Bellelli: a dissimilatory pathway is a catabolic pathway whose function is not to produce
energy, but to produce some terminal metabolyte that must be excreted. Dissimilatory
pathways are necessary for those metabolytes that cannot be excreted as such by the
kidney or the liver because they are toxic or poorly soluble. Examples of metabolytes
that require transformation before being eliminated are heme-bilirubin, ammonia,
sulfur and nitrogen oxides, etc.

Talking about IDDM linked neuropathy can be the C peptide absence considered a cause of it??
Bellelli: The C peptide released during the maturation of insulin, besides being an indicator
of the severity of diabetes, plays some incompletely understood physiological roles. For
example it has been hypothesized that it may play a role in the reparation of the
atherosclerotic damage of the small arteries. Thus said, I am not aware that it plays a direct
role in preventing diabetic polyneuropathy. Diabetic neuropathy has at least two causes: the
microvascular damage of the arteries of the nerve (the vasa nervorum), and a direct
effect of hyperglycemia and decreased and irregular insulin supply on the nerve metabolism.
Diabetic neuropathy is observed in both IDDM and NIDDM, and requires several years to
develop. Since the levels of the C peptide differ in IDDM and NIDDM, this would suggest
that the role of the C peptide in diabetic neuropathy is not a major one. If you do have
better information please share it on this site!

In acute intermitted porphyria and congenital erythropoietic porphyria why do the end product
of the affected enzymes accumulate instead of their substrate??
Bellelli: First of all, congratulations! This is an excellent question.
Remember that a condition is which the heme is not produced is lethal in the foetus; thus
the affected enzyme(s) must maintain some functionality for the patient
to be born and to come to medical attention. All known genetic defects of heme
biosynthesis derange but do not block this metabolic pathway.

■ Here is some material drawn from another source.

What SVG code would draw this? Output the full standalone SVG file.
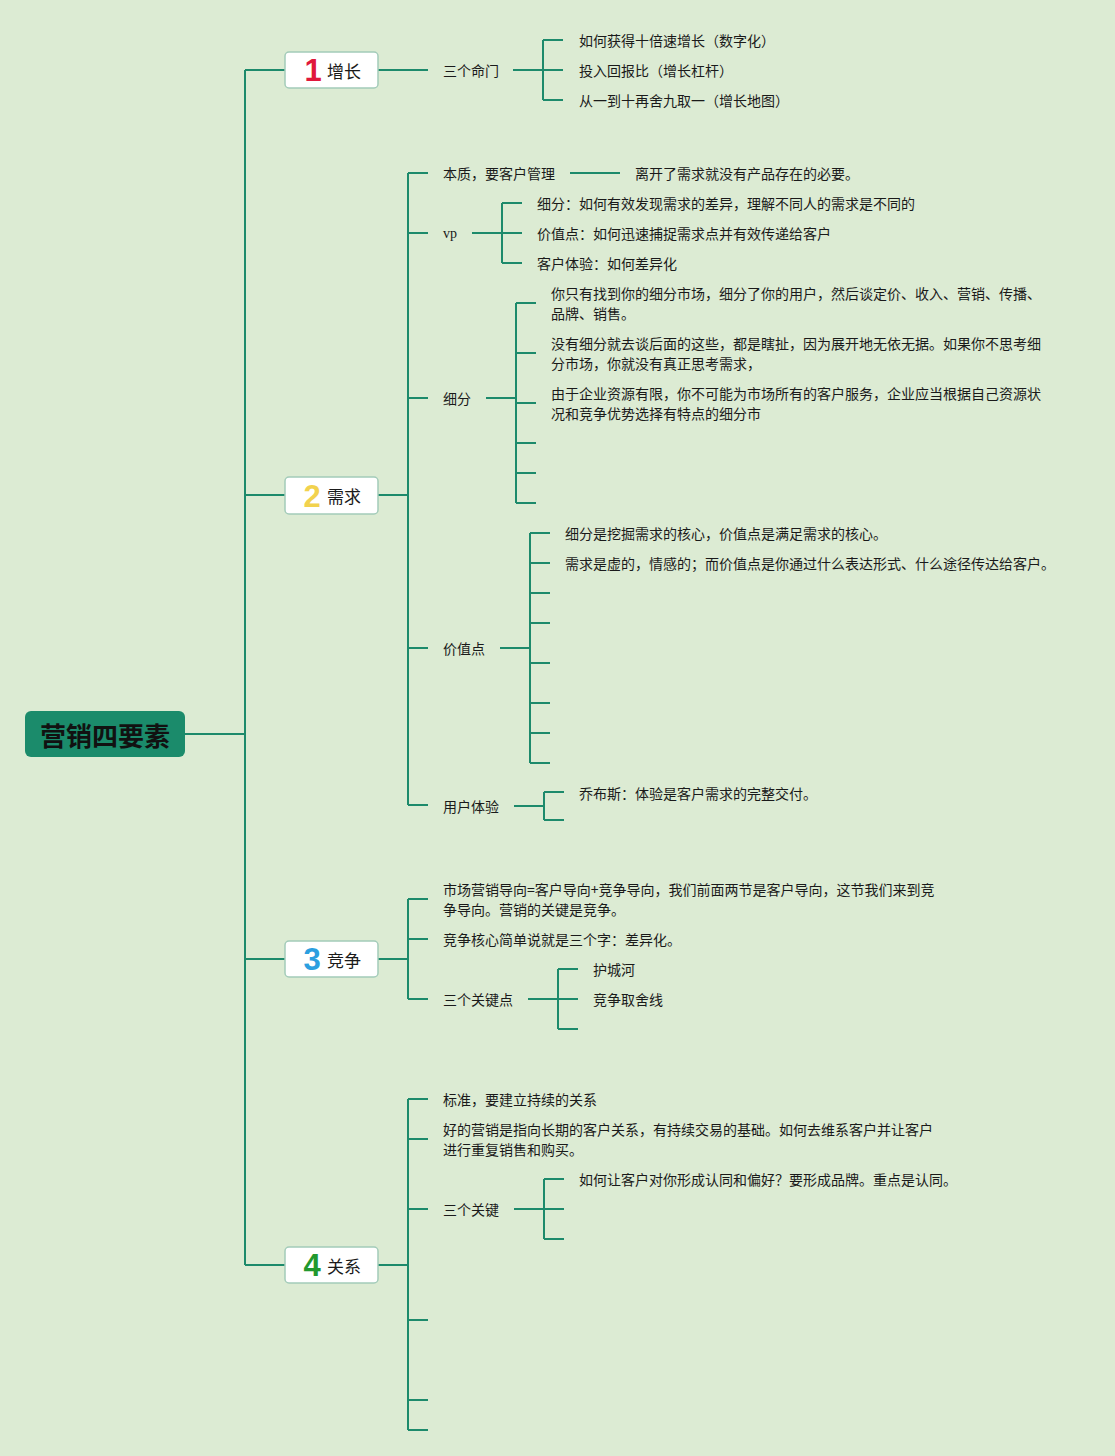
<svg xmlns="http://www.w3.org/2000/svg" width="1115" height="1456" viewBox="0 0 1115 1456">
<style>
.bg{fill:#dcebd3}
.c{stroke:#1d8a6b;stroke-width:2;fill:none}
.t{font-family:"Noto Sans CJK SC","Noto Sans",sans-serif;font-size:14px;fill:#1a1a1a;dominant-baseline:central}
.vp{font-family:"Liberation Serif",serif;font-size:14px;fill:#1a1a1a;dominant-baseline:central}
.box{fill:#ffffff;stroke:#a3cbb9;stroke-width:1.5}
.lbl{font-family:"Noto Sans CJK SC","Noto Sans",sans-serif;font-size:17px;fill:#1a1a1a;dominant-baseline:central}
.num{font-family:"Liberation Sans",Arial,sans-serif;font-size:31px;font-weight:bold;text-anchor:middle;dominant-baseline:central}
.root{fill:#1b8b6b}
.rt{font-family:"Noto Sans CJK SC","Noto Sans",sans-serif;font-size:26px;font-weight:bold;fill:#111;text-anchor:middle;dominant-baseline:central}
</style>
<rect class="bg" x="0" y="0" width="1115" height="1456"/>
<g id="connectors" class="c">
<path d="M185 734H245M245 70V1265M245 70H285M245 495H285M245 959H285M245 1265H285"/>
<path d="M378 70H428M513 70H543M543 40V100M543 40H563M543 70H563M543 100H563"/>
<path d="M378 495H408M408 173V805M408 173H428M408 233H428M408 398H428M408 648H428M408 805H428"/>
<path d="M570 173H620"/>
<path d="M472 233H502M502 203V263M502 203H522M502 233H522M502 263H522"/>
<path d="M486 398H516M516 303V503M516 303H536M516 353H536M516 403H536M516 443H536M516 473H536M516 503H536"/>
<path d="M500 648H530M530 533V763M530 533H550M530 563H550M530 593H550M530 623H550M530 663H550M530 703H550M530 733H550M530 763H550"/>
<path d="M514 806H544M544 792V820M544 792H564M544 820H564"/>
<path d="M378 959H408M408 899V999M408 899H428M408 939H428M408 999H428"/>
<path d="M528 999H558M558 969V1029M558 969H578M558 999H578M558 1029H578"/>
<path d="M378 1265H408M408 1099V1430M408 1099H428M408 1139H428M408 1209H428M408 1320H428M408 1400H428M408 1430H428"/>
<path d="M514 1209H544M544 1179V1239M544 1179H564M544 1209H564M544 1239H564"/>
</g>
<g id="root">
<rect class="root" x="25" y="711" width="160" height="46" rx="6"/>
<text class="rt" x="105" y="734">营销四要素</text>
</g>
<g id="n1">
<rect class="box" x="285" y="52" width="93" height="36" rx="4"/>
<text class="num" x="313" y="70" fill="#e0183c">1</text>
<text class="lbl" x="327" y="70">增长</text>
</g>
<g id="n2">
<rect class="box" x="285" y="477" width="93" height="37" rx="4"/>
<text class="num" x="312" y="496" fill="#f2d24e">2</text>
<text class="lbl" x="327" y="495">需求</text>
</g>
<g id="n3">
<rect class="box" x="285" y="941" width="93" height="36" rx="4"/>
<text class="num" x="312" y="959" fill="#2b9fe0">3</text>
<text class="lbl" x="327" y="959">竞争</text>
</g>
<g id="n4">
<rect class="box" x="285" y="1247" width="93" height="36" rx="4"/>
<text class="num" x="312" y="1265" fill="#22982e">4</text>
<text class="lbl" x="327" y="1265">关系</text>
</g>
<g id="n1-1"><text class="t" x="443" y="70">三个命门</text></g>
<g id="n1-1-1"><text class="t" x="579" y="40">如何获得十倍速增长（数字化）</text></g>
<g id="n1-1-2"><text class="t" x="579" y="70">投入回报比（增长杠杆）</text></g>
<g id="n1-1-3"><text class="t" x="579" y="100">从一到十再舍九取一（增长地图）</text></g>
<g id="n2-1"><text class="t" x="443" y="173">本质，要客户管理</text></g>
<g id="n2-1-1"><text class="t" x="635" y="173">离开了需求就没有产品存在的必要。</text></g>
<g id="n2-2"><text class="vp" x="443" y="233">vp</text></g>
<g id="n2-2-1"><text class="t" x="537" y="203">细分：如何有效发现需求的差异，理解不同人的需求是不同的</text></g>
<g id="n2-2-2"><text class="t" x="537" y="233">价值点：如何迅速捕捉需求点并有效传递给客户</text></g>
<g id="n2-2-3"><text class="t" x="537" y="263">客户体验：如何差异化</text></g>
<g id="n2-3"><text class="t" x="443" y="398">细分</text></g>
<g id="n2-3-1"><text class="t" x="551" y="293">你只有找到你的细分市场，细分了你的用户，然后谈定价、收入、营销、传播、</text><text class="t" x="551" y="313">品牌、销售。</text></g>
<g id="n2-3-2"><text class="t" x="551" y="343">没有细分就去谈后面的这些，都是瞎扯，因为展开地无依无据。如果你不思考细</text><text class="t" x="551" y="363">分市场，你就没有真正思考需求，</text></g>
<g id="n2-3-3"><text class="t" x="551" y="393">由于企业资源有限，你不可能为市场所有的客户服务，企业应当根据自己资源状</text><text class="t" x="551" y="413">况和竞争优势选择有特点的细分市</text></g>
<g id="n2-4"><text class="t" x="443" y="648">价值点</text></g>
<g id="n2-4-1"><text class="t" x="565" y="533">细分是挖掘需求的核心，价值点是满足需求的核心。</text></g>
<g id="n2-4-2"><text class="t" x="565" y="563">需求是虚的，情感的；而价值点是你通过什么表达形式、什么途径传达给客户。</text></g>
<g id="n2-5"><text class="t" x="443" y="806">用户体验</text></g>
<g id="n2-5-1"><text class="t" x="579" y="793">乔布斯：体验是客户需求的完整交付。</text></g>
<g id="n3-1"><text class="t" x="443" y="889">市场营销导向=客户导向+竞争导向，我们前面两节是客户导向，这节我们来到竞</text><text class="t" x="443" y="909">争导向。营销的关键是竞争。</text></g>
<g id="n3-2"><text class="t" x="443" y="939">竞争核心简单说就是三个字：差异化。</text></g>
<g id="n3-3"><text class="t" x="443" y="999">三个关键点</text></g>
<g id="n3-3-1"><text class="t" x="593" y="969">护城河</text></g>
<g id="n3-3-2"><text class="t" x="593" y="999">竞争取舍线</text></g>
<g id="n4-1"><text class="t" x="443" y="1099">标准，要建立持续的关系</text></g>
<g id="n4-2"><text class="t" x="443" y="1129">好的营销是指向长期的客户关系，有持续交易的基础。如何去维系客户并让客户</text><text class="t" x="443" y="1149">进行重复销售和购买。</text></g>
<g id="n4-3"><text class="t" x="443" y="1209">三个关键</text></g>
<g id="n4-3-1"><text class="t" x="579" y="1179">如何让客户对你形成认同和偏好？要形成品牌。重点是认同。</text></g>
</svg>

Congenital Erythropoietc Porphyria (CEP) is a genetic defect of uroporphyrinogen
III cosynthase. This protein associates to uroporphyrinogen synthase (which is present
and functional in CEP) and guarantees that the appropriate uroporphyrinogen isomer is produced
(i.e. uroporphyrinogen III). In the absence of a functional uroporphyrinogen III
cosynthase other possible isomers of uroporphyrinogen are produced together with
uroporpyrinogen III, mostly uroporphyrinogen I. The isomers of uroporphyrinogen
that are produced differ because of the positions of propionate and acetate side chains,
and this in turn is due to the pseudo symmetric structure of porphobilinogen. Only
isomer III can be further used to produce protoporphyrin IX. Thus in the
case of CEP we observe accumulation of abnormal uroporphyrinogen derivatives, which, as
you correctly observed are the products of the enzymatic synthesis operated by
uroporphyrinogen synthase.
The case of Acute Intermittent Porphyria (AIP) is similar, although there may be variants
of this disease. What happens is that either the affected enzyme is a variant that does not
properly associate with uroporphyrinogen III cosynthase or presents active site mutations
that impair the proper alignement of the phoprphobilinogen substrates. In either case
abnormal isomers of uroporphyrinogen are produced, as in CEP.
Also remark that in both AIP and CEP we observe accumulation of the porphobilinogen
precursor: this is because the overall efficiency of the biosynthesis of uroporphyrinogens is
reduced. Thus: (i) less uroporphyrinogen is produced, and (ii) only a fraction of the
uroporphyrinogen that is produced is the correct isomer (uroporphyrinogen III).